Book Review-The Killer Angels by Michael Shaara
Jeff Sherry, Museum Educator
Shaara, Michael. The Killer Angels. New York: David McKay, 1974.
Michael Shaara’s novel about the Battle of Gettysburg, first published in 1974, won the Pulitzer Prize for Fiction the next year. The book has been republished many times and is on the reading list for many U.S. Army officer programs as well as other military academies. The book was also the basis of director Ronald Maxwell’s 1993 movie Gettysburg.
The novel follows four main characters, two Confederate and two Union. Robert E. Lee and James Longstreet on the Confederate side, John Buford and Joshua Lawrence Chamberlain on the Union side. Other characters are also featured, and side stories help fill out the cast. Written in the present tense and covering only five days from June 29, 1863, to July 3, the novel has a sense of urgency that is lacking in the prequel Gods and Generals and the sequel The Last Full Measure by Shaara’s son Jeff Shaara.
The story begins with the mysterious spy Harrison who first tells Lee and Longstreet that the Union Army of the Potomac, now under its new commander George G. Meade, has moved quickly and is close behind the Confederate Army of Northern Virginia. The Confederate invasion of Pennsylvania has suddenly a new threat to contend with. As Lee’s army moves into Southern Pennsylvania the climax will take place at Gettysburg during the first three days of July 1863.
Shaara says in the preface “The interpretation of character is my own.” While none of his interpretations will disturb readers of Civil War history, they help add insight and a personal touch to these soldiers. The reader gets to know them through their thoughts and conversations, also fictionalized, with other characters.
It is hard not to notice an almost apologetic tone when dealing with the Confederates. “The Cause” is not about slavery, its about “rights”. Union cavalry Gen. John Buford’s war weariness and fatigue are very real, especially in an army that has suffered defeat after defeat at the hands of Lee’s victorious army. Col. Joshua Lawrence Chamberlain, commander of the 20th Maine regiment who will hold the extreme left of the Union line on Little Round Top, is a college professor turned soldier and looks for some deeper meaning to the war. Erie County’s own Strong Vincent is also a minor character in the novel. It is Vincent who paced his brigade on Little Round Top’s southern face, leading to Union victory there.
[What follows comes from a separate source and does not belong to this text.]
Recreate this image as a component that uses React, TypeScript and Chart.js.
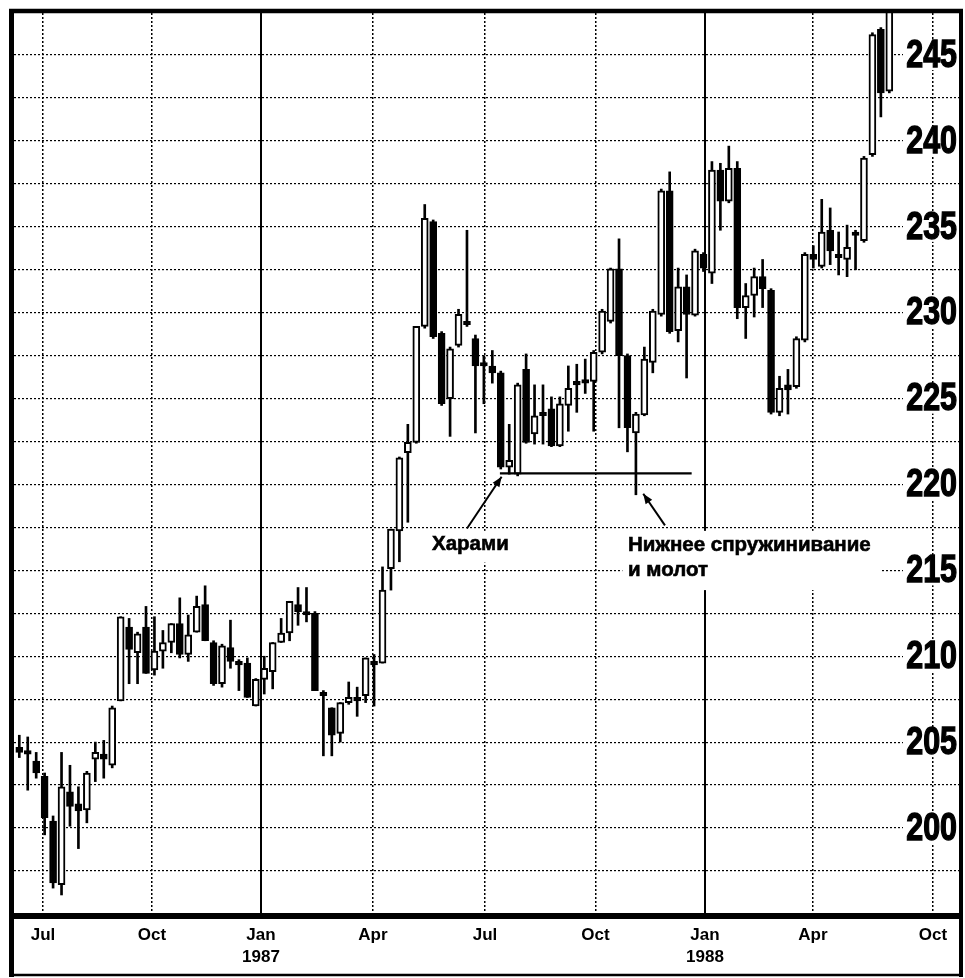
import React, { useEffect, useRef } from 'react';
import { Chart, registerables } from 'chart.js';

Chart.register(...registerables);

// Weekly candles, Jul 1986 .. Jun 1988 (index = week number)
const OPEN = [
  204.7, 204.5, 203.9, 203.0, 200.4, 196.7, 202.1, 201.4, 201.05, 204.0,
  204.3, 203.65, 207.4, 211.7, 210.2, 211.7, 209.2, 210.3, 210.8, 211.9,
  210.1, 211.4, 213.0, 210.8, 208.4, 210.5, 209.7, 209.6, 207.1, 208.65,
  209.1, 210.8, 211.35, 213.0, 212.6, 212.5, 207.9, 207.0, 205.5, 207.3,
  207.6, 207.7, 209.7, 209.6, 215.1, 217.3, 221.85, 222.45, 229.2, 235.3,
  228.8, 225.0, 228.1, 229.5, 228.5, 227.1, 226.9, 226.5, 221.0, 220.6,
  226.7, 222.95, 224.2, 224.4, 222.25, 224.6, 226.0, 226.1, 226.0, 227.7,
  229.5, 232.55, 227.5, 223.0, 224.05, 227.1, 229.9, 237.1, 228.95, 231.5,
  229.85, 233.4, 232.3, 238.3, 236.5, 238.4, 230.3, 231.0, 232.1, 231.3,
  224.2, 225.8, 225.7, 228.4, 233.4, 232.7, 234.8, 233.4, 233.1, 234.7,
  234.2, 239.2, 246.5, 242.9,
];
const HIGH = [
  205.4, 205.3, 204.4, 203.2, 200.7, 204.4, 203.65, 202.4, 203.3, 205.0,
  205.1, 207.1, 212.3, 212.2, 211.4, 212.9, 212.3, 211.5, 211.9, 213.4,
  212.4, 213.5, 214.1, 210.9, 210.7, 212.1, 209.8, 209.9, 208.7, 210.0,
  210.8, 212.2, 213.2, 214.0, 214.0, 212.6, 208.0, 207.0, 207.3, 208.5,
  208.2, 209.9, 210.1, 215.2, 217.4, 221.6, 223.5, 229.2, 236.3, 235.4,
  228.9, 228.0, 230.2, 234.8, 228.7, 227.5, 227.8, 226.6, 223.5, 225.9,
  227.6, 225.8, 225.8, 225.1, 225.1, 226.9, 227.0, 227.3, 227.8, 230.2,
  232.6, 234.3, 227.6, 224.2, 228.0, 230.2, 237.2, 238.2, 232.6, 232.2,
  233.7, 233.5, 238.8, 238.7, 239.7, 238.8, 231.7, 232.6, 233.1, 231.4,
  226.3, 226.7, 228.6, 233.5, 233.9, 236.6, 236.1, 234.7, 235.1, 234.8,
  239.1, 246.3, 246.6, 248.0,
];
const LOW = [
  204.1, 202.2, 202.9, 199.6, 196.5, 196.1, 200.1, 198.8, 200.3, 202.7,
  202.9, 203.5, 207.4, 208.4, 208.4, 209.0, 208.9, 209.3, 210.2, 209.9,
  209.7, 211.4, 210.9, 208.3, 208.2, 209.3, 208.0, 207.6, 207.1, 207.8,
  208.1, 210.8, 210.9, 211.8, 212.0, 208.0, 204.2, 204.2, 205.0, 207.2,
  206.5, 207.3, 207.1, 209.6, 213.85, 215.5, 217.8, 222.4, 229.1, 228.5,
  224.6, 222.8, 228.0, 229.2, 223.0, 224.7, 225.9, 220.9, 220.6, 220.5,
  222.4, 222.35, 222.35, 222.2, 222.2, 223.1, 224.2, 225.3, 223.1, 227.6,
  229.4, 223.3, 221.9, 219.4, 224.0, 226.5, 229.8, 228.8, 228.3, 226.2,
  229.8, 232.4, 231.7, 234.8, 236.4, 229.65, 228.5, 229.75, 230.3, 224.1,
  224.0, 224.1, 225.6, 228.3, 232.6, 232.6, 232.8, 232.2, 232.1, 232.5,
  234.1, 239.1, 241.4, 242.8,
];
const CLOSE = [
  204.4, 204.3, 203.2, 200.6, 196.8, 202.4, 201.25, 201.0, 203.2, 204.4,
  204.0, 207.0, 212.3, 210.4, 211.3, 209.0, 210.3, 210.8, 211.9, 210.1,
  211.25, 212.9, 210.9, 208.4, 210.6, 209.7, 209.5, 207.6, 208.65, 209.3,
  210.8, 211.35, 213.2, 212.6, 212.4, 208.0, 207.7, 205.4, 207.3, 207.6,
  207.4, 209.9, 209.5, 213.85, 217.4, 221.55, 222.45, 229.2, 235.5, 228.6,
  224.7, 227.9, 229.9, 229.3, 226.9, 226.9, 226.5, 221.0, 221.4, 225.8,
  222.45, 224.0, 224.0, 222.25, 224.7, 225.6, 225.8, 225.9, 227.7, 230.1,
  232.55, 227.5, 223.3, 224.1, 227.3, 230.1, 237.1, 228.9, 231.5, 229.9,
  233.6, 232.6, 238.3, 236.5, 238.4, 230.3, 231.0, 232.1, 231.4, 224.2,
  225.6, 225.5, 228.5, 233.4, 233.1, 234.7, 233.6, 233.2, 233.8, 234.5,
  239.0, 246.2, 242.8, 247.6,
];

// Quarter tick positions (in week units) and their labels
const X_TICK_POS = [2.81, 15.71, 28.61, 41.87, 55.13, 68.21, 81.18, 93.96, 108.17];
const X_TICK_LABELS = [['Jul'], ['Oct'], ['Jan', '1987'], ['Apr'], ['Jul'], ['Oct'], ['Jan', '1988'], ['Apr'], ['Oct']];
const YEAR_LINES = [28.61, 81.18];

const X_MIN = -0.627;
const X_MAX = 111.25;
const Y_MIN = 195.05;
const Y_MAX = 247.45;
const Y_STEP = 2.5;

// Annotations (data coordinates: week index, price)
const HARAMI_TEXT = 'Харами';
const HAMMER_TEXT = ['Нижнее спружинивание', 'и молот'];
const SUPPORT = { from: 56.9, to: 79.6, level: 220.65 };
const HARAMI_ARROW = { x0: 53.0, y0: 217.44, x1: 57.1, y1: 220.45 };
const HAMMER_ARROW = { x0: 76.44, y0: 217.62, x1: 73.87, y1: 219.46 };
const HARAMI_POS = { x: 48.86, y: 216.5 };
const HAMMER_POS = { x: 72.06, y: 216.45, y2: 214.99 };
const LABEL_BOXES = [
  { x0: 48.4, x1: 58.3, y0: 215.45, y1: 217.3 },
  { x0: 71.4, x1: 101.9, y0: 213.85, y1: 217.3 },
];

const FONT = '"Liberation Sans", Arial, Helvetica, sans-serif';

const yLabel = (v: number) => (v % 5 === 0 && v >= 200 ? String(v) : '');

function arrow(ctx: CanvasRenderingContext2D, x0: number, y0: number, x1: number, y1: number) {
  ctx.beginPath();
  ctx.moveTo(x0, y0);
  ctx.lineTo(x1, y1);
  ctx.stroke();
  const a = Math.atan2(y1 - y0, x1 - x0);
  const len = 10;
  const hw = 4;
  ctx.beginPath();
  ctx.moveTo(x1, y1);
  ctx.lineTo(x1 - len * Math.cos(a) + hw * Math.sin(a), y1 - len * Math.sin(a) - hw * Math.cos(a));
  ctx.lineTo(x1 - len * Math.cos(a) - hw * Math.sin(a), y1 - len * Math.sin(a) + hw * Math.cos(a));
  ctx.closePath();
  ctx.fill();
}

const annotationPlugin = {
  id: 'annotations',
  beforeDatasetsDraw(chart: any) {
    const { ctx, scales } = chart;
    const x = scales.x;
    const y = scales.y;
    ctx.save();
    ctx.fillStyle = '#fff';
    for (const b of LABEL_BOXES) {
      const l = x.getPixelForValue(b.x0);
      const r = x.getPixelForValue(b.x1);
      const t = y.getPixelForValue(b.y1);
      const bt = y.getPixelForValue(b.y0);
      ctx.fillRect(l, t, r - l, bt - t);
    }
    ctx.restore();
  },
  afterDatasetsDraw(chart: any) {
    const { ctx, scales, chartArea } = chart;
    const x = scales.x;
    const y = scales.y;
    ctx.save();
    ctx.strokeStyle = '#000';
    ctx.fillStyle = '#000';
    ctx.lineWidth = 2.2;
    ctx.beginPath();
    ctx.moveTo(x.getPixelForValue(SUPPORT.from), y.getPixelForValue(SUPPORT.level));
    ctx.lineTo(x.getPixelForValue(SUPPORT.to), y.getPixelForValue(SUPPORT.level));
    ctx.stroke();
    ctx.lineWidth = 2;
    arrow(ctx, x.getPixelForValue(HARAMI_ARROW.x0), y.getPixelForValue(HARAMI_ARROW.y0),
      x.getPixelForValue(HARAMI_ARROW.x1), y.getPixelForValue(HARAMI_ARROW.y1));
    arrow(ctx, x.getPixelForValue(HAMMER_ARROW.x0), y.getPixelForValue(HAMMER_ARROW.y0),
      x.getPixelForValue(HAMMER_ARROW.x1), y.getPixelForValue(HAMMER_ARROW.y1));
    ctx.font = 'bold 20.5px ' + FONT;
    ctx.textAlign = 'left';
    ctx.textBaseline = 'middle';
    ctx.lineWidth = 0.6;
    const texts: [string, number, number][] = [
      [HARAMI_TEXT, HARAMI_POS.x, HARAMI_POS.y],
      [HAMMER_TEXT[0], HAMMER_POS.x, HAMMER_POS.y],
      [HAMMER_TEXT[1], HAMMER_POS.x, HAMMER_POS.y2],
    ];
    for (const [s, vx, vy] of texts) {
      const px = x.getPixelForValue(vx);
      const py = y.getPixelForValue(vy);
      ctx.fillText(s, px, py);
      ctx.strokeText(s, px, py);
    }

    // price labels of the y scale, condensed, inside the plot on the right
    const rightEdge = chartArea.right - 2;
    for (const t of y.ticks) {
      const label = yLabel(t.value);
      if (!label) continue;
      const py = y.getPixelForValue(t.value);
      ctx.fillStyle = '#fff';
      ctx.fillRect(rightEdge - 54, py - 15, 56, 30);
      ctx.save();
      ctx.translate(rightEdge, py + 1);
      ctx.scale(0.78, 1);
      ctx.fillStyle = '#000';
      ctx.strokeStyle = '#000';
      ctx.lineWidth = 1.4;
      ctx.font = 'bold 39px ' + FONT;
      ctx.textAlign = 'right';
      ctx.textBaseline = 'middle';
      ctx.fillText(label, 0, 0);
      ctx.strokeText(label, 0, 0);
      ctx.restore();
    }
    ctx.restore();
  },
  afterDraw(chart: any) {
    const { ctx, chartArea } = chart;
    const { left, right, top, bottom } = chartArea;
    const H = chart.height;
    ctx.save();
    ctx.strokeStyle = '#000';
    ctx.lineCap = 'butt';
    ctx.lineWidth = 5;
    ctx.beginPath();
    ctx.moveTo(left - 2.5, top - 4);
    ctx.lineTo(left - 2.5, H - 1);
    ctx.stroke();
    ctx.lineWidth = 4.5;
    ctx.beginPath();
    ctx.moveTo(left - 5, top - 2);
    ctx.lineTo(right + 4, top - 2);
    ctx.stroke();
    ctx.lineWidth = 4;
    ctx.beginPath();
    ctx.moveTo(right + 2, top - 4);
    ctx.lineTo(right + 2, H - 1);
    ctx.stroke();
    ctx.lineWidth = 6;
    ctx.beginPath();
    ctx.moveTo(left - 5, bottom + 3);
    ctx.lineTo(right + 4, bottom + 3);
    ctx.stroke();
    ctx.lineWidth = 2.5;
    ctx.beginPath();
    ctx.moveTo(left - 5, H - 3);
    ctx.lineTo(right + 4, H - 3);
    ctx.stroke();
    ctx.restore();
  },
};

export default function App() {
  const ref = useRef<HTMLCanvasElement>(null);

  useEffect(() => {
    if (!ref.current) return;
    const idx = OPEN.map((_, i) => i);
    const chart = new Chart(ref.current, {
      type: 'bar',
      data: {
        datasets: [
          {
            label: 'range',
            data: idx.map((i) => ({ x: i, y: [LOW[i], HIGH[i]] })) as any,
            backgroundColor: '#000',
            borderWidth: 0,
            barThickness: 2,
            grouped: false,
            order: 2,
          },
          {
            label: 'body',
            data: idx.map((i) => ({ x: i, y: [OPEN[i], CLOSE[i]] })) as any,
            backgroundColor: (c: any) => (CLOSE[c.dataIndex] >= OPEN[c.dataIndex] ? '#fff' : '#000'),
            borderColor: '#000',
            borderWidth: 2,
            borderSkipped: false,
            barThickness: 7,
            minBarLength: 3,
            grouped: false,
            order: 1,
          },
        ],
      },
      options: {
        animation: false,
        responsive: false,
        maintainAspectRatio: false,
        devicePixelRatio: 1,
        events: [],
        layout: { padding: { left: 14, right: 6, top: 13, bottom: 0 } },
        plugins: { legend: { display: false }, tooltip: { enabled: false } },
        scales: {
          x: {
            type: 'linear',
            position: 'bottom',
            offset: false,
            min: X_MIN,
            max: X_MAX,
            afterBuildTicks: (s: any) => {
              s.ticks = X_TICK_POS.map((v) => ({ value: v }));
            },
            afterFit: (s: any) => {
              s.height = 65;
              s.paddingLeft = 0;
              s.paddingRight = 0;
            },
            ticks: {
              autoSkip: false,
              maxRotation: 0,
              minRotation: 0,
              padding: 11,
              color: '#000',
              font: { family: FONT, size: 17, weight: 'bold', lineHeight: 1.3 },
              callback: (_v: any, i: number) => X_TICK_LABELS[i],
            },
            grid: { color: '#000', lineWidth: 1.5, drawTicks: false, offset: false },
            border: { display: false, dash: [2, 2] },
          },
          x2: {
            type: 'linear',
            position: 'bottom',
            offset: false,
            min: X_MIN,
            max: X_MAX,
            afterBuildTicks: (s: any) => {
              s.ticks = YEAR_LINES.map((v) => ({ value: v }));
            },
            afterFit: (s: any) => {
              s.height = 0;
              s.paddingLeft = 0;
              s.paddingRight = 0;
            },
            ticks: { display: false },
            grid: { color: '#000', lineWidth: 2, drawTicks: false, offset: false },
            border: { display: false },
          },
          y: {
            type: 'linear',
            position: 'right',
            min: Y_MIN,
            max: Y_MAX,
            afterFit: (s: any) => {
              s.width = 0;
              s.paddingTop = 0;
              s.paddingBottom = 0;
            },
            ticks: {
              stepSize: Y_STEP,
              includeBounds: false,
              display: false,
              callback: (v: any) => yLabel(Number(v)),
            },
            grid: { color: '#000', lineWidth: 1.2, drawTicks: false },
            border: { display: false, dash: [2, 2] },
          },
        },
      } as any,
      plugins: [annotationPlugin],
    });
    return () => chart.destroy();
  }, []);

  return (
    <div style={{ position: 'fixed', left: 0, top: 0, width: 965, height: 978, background: '#fff' }}>
      <canvas ref={ref} width={965} height={978} style={{ display: 'block', width: 965, height: 978 }} />
    </div>
  );
}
Confederate Gen. James Longstreet is portrayed, accurately, as a man who doubts Lee’s aggressiveness at Gettysburg. Longstreet did not want to fight there, but Lee was determined. Their disagreements are respectful, but Longstreet has his doubts.
The majority of the novel focuses on only three parts of the battle, one on each day of the struggle. On July 1st, the first day, the focus is on Buford’s cavalry division that meets Lee’s somewhat hesitant assaults and buys time for the Union army to concentrate. The second day’s action is told through the eyes of Col. Chamberlain’s 20th Maine on Little Round Top. Truly a brave and determined stand, little or nothing is said of the fighting that engulfed the entire union line that day. This is one of the book’s strongest parts. The Little Round Top chapter is riveting, if focused on only one small part of the battle.
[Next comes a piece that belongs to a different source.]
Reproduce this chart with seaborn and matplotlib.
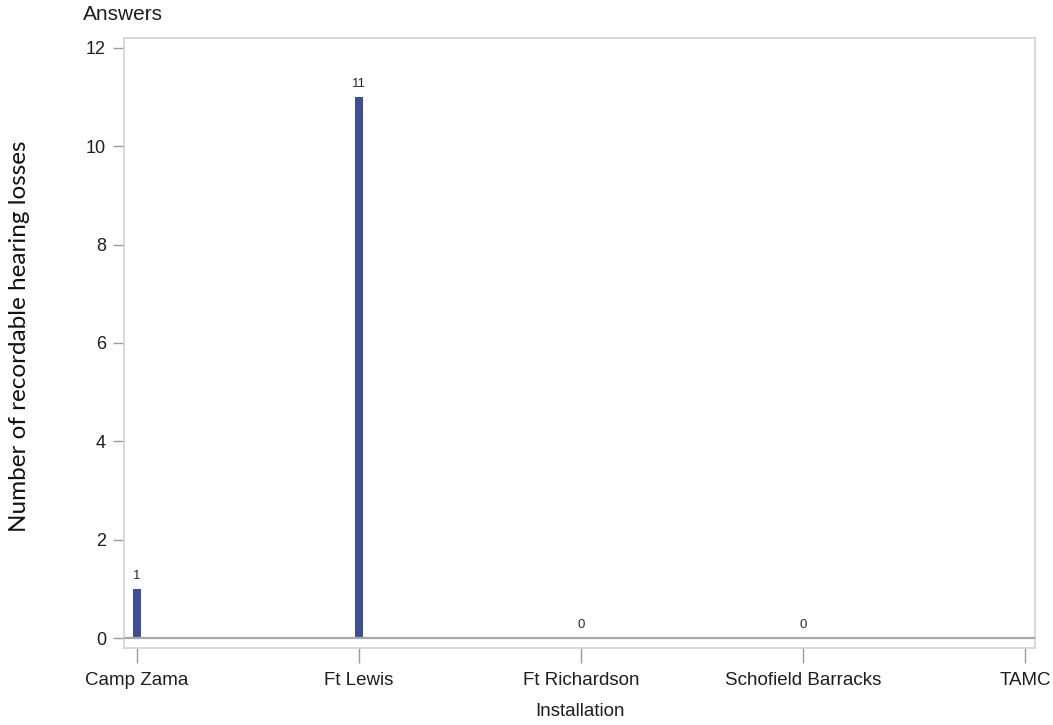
import numpy as np
import pandas as pd
import matplotlib
matplotlib.use("Agg")
import matplotlib.pyplot as plt
import seaborn as sns

categories = ["Camp Zama", "Ft Lewis", "Ft Richardson", "Schofield Barracks", "TAMC"]
values = [1, 11, 0, 0, np.nan]
yticks = [0, 2, 4, 6, 8, 10, 12]

sns.set_theme(style="white")
plt.rcParams['font.family'] = ['Liberation Sans', 'DejaVu Sans']

df = pd.DataFrame({"Installation": categories, "Count": values})

fig = plt.figure(figsize=(10.53, 7.25), dpi=100)
ax = fig.add_axes([124/1053, 1-648/725, (1035-124)/1053, (648-38)/725])

bar_color = "#3F4F95"
sns.barplot(data=df, x="Installation", y="Count", order=categories,
            color=bar_color, width=0.032, errorbar=None, ax=ax,
            saturation=1, linewidth=0)

ax.axhline(0, color="#A8A8A8", lw=1.6, zorder=3)

for c in ax.containers:
    labs = ["" if np.isnan(v) else f"{v:.0f}" for v in c.datavalues]
    ax.bar_label(c, labels=labs, padding=5, fontsize=9.5, color="#2A2A2A")

ax.set_xlim(-13/222, 4 + 10/222)
ax.set_ylim(-0.203, 12.203)
ax.set_yticks(yticks)
ax.set_yticklabels([str(t) for t in yticks])

for s in ax.spines.values():
    s.set_color("#D2D2D2")
    s.set_linewidth(1.2)

ax.tick_params(axis="y", length=8, width=1, color="#9A9A9A", labelsize=13,
               labelcolor="#1E1E1E", pad=5, left=True)
ax.tick_params(axis="x", length=11, width=1, color="#9A9A9A", labelsize=13.5,
               labelcolor="#1E1E1E", pad=6, bottom=True)

ax.set_xlabel("")
ax.set_ylabel("")
fig.text(580/1053, 1-712/725, "Installation", ha="center", va="center",
         fontsize=13.5, color="#1E1E1E")
fig.text(83/1053, 1-14/725, "Answers", ha="left", va="center",
         fontsize=15, color="#1E1E1E")
fig.text(20/1053, 1-336/725, "Number of recordable hearing losses", rotation=90,
         ha="center", va="center", fontsize=17.5, color="#111111",
         family=["Lato", "DejaVu Sans"])

fig.savefig("out.png", dpi=100)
Day three brings Pickett’s Charge on the Union center. Flamboyant Confederate Gen. George Pickett leads his division (and others) in a doomed assault that ends the battle and results in a Union victory and Lee’s retreat back to Virginia.
There is no doubt about the long-term effect the novel and the subsequent movie Gettysburg have had on the American public’s perception of the and battle. Shaara made no attempt to tell the whole story of Gettysburg. He chose to focus on certain participants and leave the rest to the historians. The 1993 movie led to a surge in visitation to the battlefield, especially to Little Round Top. Ken Burn’s The Civil War on PBS and a veritable slew of books about the battle have followed.
Michael Shaara saw little of this, dying in 1988 at age fifty-nine of a heart attack. When I met Shaara in 1987, he spoke at length about his own heart problems and felt this played a role in Lee’s actions at Gettysburg. Lee died of a stroke in 1870 and there is no lack of accounts about his health during the Gettysburg campaign.
In the end, The Killer Angels is a novel, but a great one. It ranks with Stephen Crain’s The Red Badge of Courage (1895) as one of the great novels of the Civil War. If you have never read it, give it a try. If you have read it, read it again.